Apparently the adult wants to talk to you also. This is coming from the big girl, actually old woman who is full of rage and betrayal. This might be one of those times when I pick up the phone and spew this sewage out to you. Even though you say it’s okay to do that, somehow it doesn’t feel okay or kind in the least. Aiming my rage toward you even if it’s not about you, just doesn’t seem right. I’m thinking I’m gonna reel that back and propel this shit toward the keyboard instead.
I’m so fucking pissed. And angry. And broken. And fierce. And vengeful. And so sad.

I’m like this really great person. Flawed like the rest of the human race but overall a great gal.

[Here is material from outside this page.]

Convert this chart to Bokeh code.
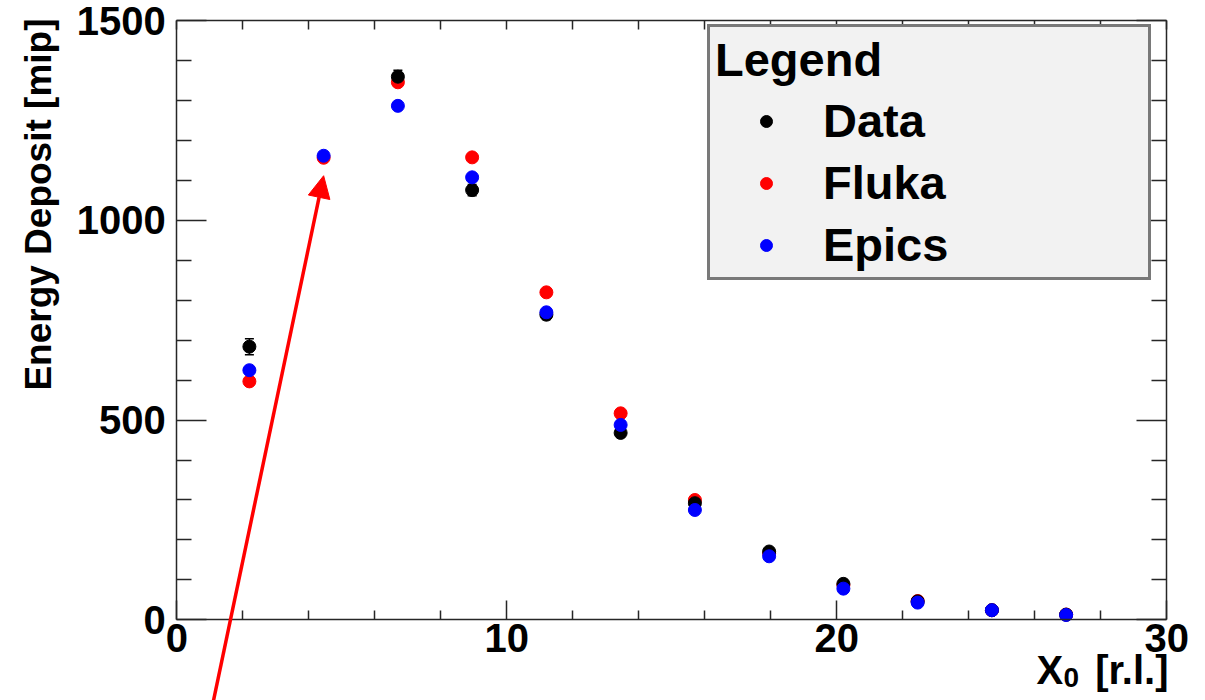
import math
from bokeh.plotting import figure
from bokeh.models import (Range1d, FixedTicker, LinearAxis, ColumnDataSource, Whisker,
                          TeeHead, Arrow, NormalHead, Label, Legend, LegendItem)
from bokeh.embed import file_html
from bokeh.resources import INLINE

nan = float("nan")

# ---- data ----
depth_x0 = [2.2, 4.45, 6.7, 8.95, 11.2, 13.45, 15.7, 17.95, 20.2, 22.45, 24.7, 26.95]
data_mip = [684, nan, 1360, 1076, 764, 468, 292, 171, 90, 46, 24, 13]
data_err = [20, nan, 16, 14, 12, 10, 8, 6, 4, 3, 2, 2]
fluka_mip = [597, 1157, 1346, 1158, 820, 517, 300, 166, 87, 47, 24, 13]
epics_mip = [625, 1162, 1287, 1108, 770, 488, 275, 159, 78, 43, 24, 12]

x_major = [0, 10, 20, 30]
x_minor = [2, 4, 6, 8, 12, 14, 16, 18, 22, 24, 26, 28]
y_major = [0, 500, 1000, 1500]
y_minor = [100, 200, 300, 400, 600, 700, 800, 900, 1100, 1200, 1300, 1400]
x_lim = (0, 30)
y_lim = (0, 1500)

# annotation arrow (data units) pointing at the point where Data is missing
arrow_start = (1.08, -215)
arrow_end = (4.45, 1112)

FONT = "Liberation Sans"
AX = "#262626"

# The frame covers the whole canvas; the ROOT-style box (0..30 x 0..1500)
# is drawn with axes fixed inside it, so nothing (arrow, edge labels) is clipped.
p = figure(width=1205, height=700, output_backend="svg", toolbar_location=None,
           x_range=Range1d(-5.342, 31.173), y_range=Range1d(-202.1, 1550.8),
           min_border_left=0, min_border_right=0, min_border_top=0,
           min_border_bottom=0, background_fill_color="white",
           border_fill_color="white")
p.grid.visible = False
p.outline_line_color = None


def style_axis(ax, ticks, minor, major_in, minor_in, labels=True):
    ax.ticker = FixedTicker(ticks=ticks, minor_ticks=minor)
    ax.axis_line_color = AX
    ax.axis_line_width = 1.5
    ax.major_tick_line_color = AX
    ax.minor_tick_line_color = AX
    ax.major_tick_line_width = 1.5
    ax.minor_tick_line_width = 1.5
    ax.major_tick_in = major_in
    ax.major_tick_out = 0
    ax.minor_tick_in = minor_in
    ax.minor_tick_out = 0
    if labels:
        ax.major_label_text_font = FONT
        ax.major_label_text_font_style = "bold"
        ax.major_label_text_font_size = "40px"
        ax.major_label_text_color = "black"
    else:
        ax.major_label_overrides = {t: "" for t in ticks}
        ax.major_label_text_font_size = "1px"
        ax.major_label_standoff = 0


xb = p.xaxis[0]
style_axis(xb, x_major, x_minor, 19, 9)
xb.fixed_location = y_lim[0]
xb.bounds = x_lim
xb.major_label_standoff = 4
yl = p.yaxis[0]
style_axis(yl, y_major, y_minor, 30, 15)
yl.fixed_location = x_lim[0]
yl.bounds = y_lim
yl.major_label_standoff = 11

xt = LinearAxis(fixed_location=y_lim[1], bounds=x_lim)
style_axis(xt, x_major, x_minor, 9, 9, labels=False)
p.add_layout(xt, "above")
yr = LinearAxis(fixed_location=x_lim[1], bounds=y_lim)
style_axis(yr, y_major, y_minor, 30, 15, labels=False)
p.add_layout(yr, "right")

src = ColumnDataSource(dict(x=depth_x0, data=data_mip,
                            fluka=fluka_mip, epics=epics_mip))

# error bars only where Data exists
ok = [i for i, d in enumerate(data_mip) if d == d]
err_src = ColumnDataSource(dict(
    x=[depth_x0[i] for i in ok],
    lo=[data_mip[i] - data_err[i] for i in ok],
    hi=[data_mip[i] + data_err[i] for i in ok]))

r_fluka = p.scatter("x", "fluka", source=src, size=13, color="#ff0000")
p.add_layout(Whisker(source=err_src, base="x", lower="lo", upper="hi",
                     line_color="black", line_width=1.5,
                     upper_head=TeeHead(size=9, line_color="black", line_width=1.5),
                     lower_head=TeeHead(size=9, line_color="black", line_width=1.5)))
r_data = p.scatter("x", "data", source=src, size=13, color="black")
r_epics = p.scatter("x", "epics", source=src, size=13, color="#0000ff")

p.add_layout(Arrow(x_start=arrow_start[0], y_start=arrow_start[1],
                   x_end=arrow_end[0], y_end=arrow_end[1],
                   line_color="#ff0000", line_width=3.5,
                   end=NormalHead(size=22, fill_color="#ff0000", line_color="#ff0000")))

# legend: location = bottom-left corner of the box, screen px from frame bottom-left
legend = Legend(items=[LegendItem(label="Data", renderers=[r_data]),
                       LegendItem(label="Fluka", renderers=[r_fluka]),
                       LegendItem(label="Epics", renderers=[r_epics])],
                location=(707, 420), title="Legend")
legend.title_text_font = FONT
legend.title_text_font_style = "bold"
legend.title_text_font_size = "47px"
legend.title_text_color = "black"
legend.title_standoff = 6
legend.label_text_font = FONT
legend.label_text_font_style = "bold"
legend.label_text_font_size = "47px"
legend.label_text_color = "black"
legend.glyph_width = 102
legend.glyph_height = 30
legend.label_standoff = 6
legend.label_width = 320
legend.label_height = 50
legend.spacing = 7
legend.padding = 5
legend.margin = 0
legend.border_line_color = "black"
legend.border_line_width = 3
legend.background_fill_color = "#f2f2f2"
legend.background_fill_alpha = 1.0
p.add_layout(legend)

# axis titles, ROOT style (at the far ends of the axes); screen px from bottom-left
p.add_layout(Label(x=17, y=682, x_units="screen", y_units="screen",
                   text="Energy Deposit [mip]", angle=math.pi / 2,
                   text_align="right", text_baseline="top",
                   text_font=FONT, text_font_style="bold", text_font_size="37px",
                   text_color="black"))
p.add_layout(Label(x=1036, y=53, x_units="screen", y_units="screen",
                   text="X", text_align="left", text_baseline="top",
                   text_font=FONT, text_font_style="bold", text_font_size="40px",
                   text_color="black"))
p.add_layout(Label(x=1063, y=33, x_units="screen", y_units="screen",
                   text="0", text_align="left", text_baseline="top",
                   text_font=FONT, text_font_style="bold", text_font_size="28px",
                   text_color="black"))
p.add_layout(Label(x=1168, y=53, x_units="screen", y_units="screen",
                   text="[r.l.]", text_align="right", text_baseline="top",
                   text_font=FONT, text_font_style="bold", text_font_size="40px",
                   text_color="black"))

open("out.html", "w").write(file_html(p, INLINE))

I don’t need to even explain that to you. I don’t get it. I don’t get it. I don’t get it. Somedays are easier than others in having this betrayal shoved down my throat until I want to puke. Maybe today because the weather went wonky and we had this massive thunderstorm with hail and all I could think was how the universe was acting out exactly what I was feeling. Thank you Mother Earth-Mother God for that light show complete with sound effects. I was shrieking mad and pounding the earth right there with you. And those bolts of lighting are gonna go straight through his heart for hurting me so deeply.
I decided to leave my post on this blog called The Original Love Story. There is a new chapter to be included on the end of this but where it organically stopped, my life was still a love story. Now I’m not sure what it is. There can be no conclusions made yet. Maybe as I’m doing my life review when I croak will I understand really what the fuck happened.
My thoughts are so scattered, how would you follow this conversation anyway? Girl, I need Madea right now. She would make me feel better. Righteous anger always makes me feel better. Angry women burn brighter than the sun. Maybe I should break more of his shit. I need a wailing wall. A place to smash the fuck out of his belongings like he shattered me without the slightest of thought.
Damn it. The tornado sirens are going off again. I guess she has something more to say.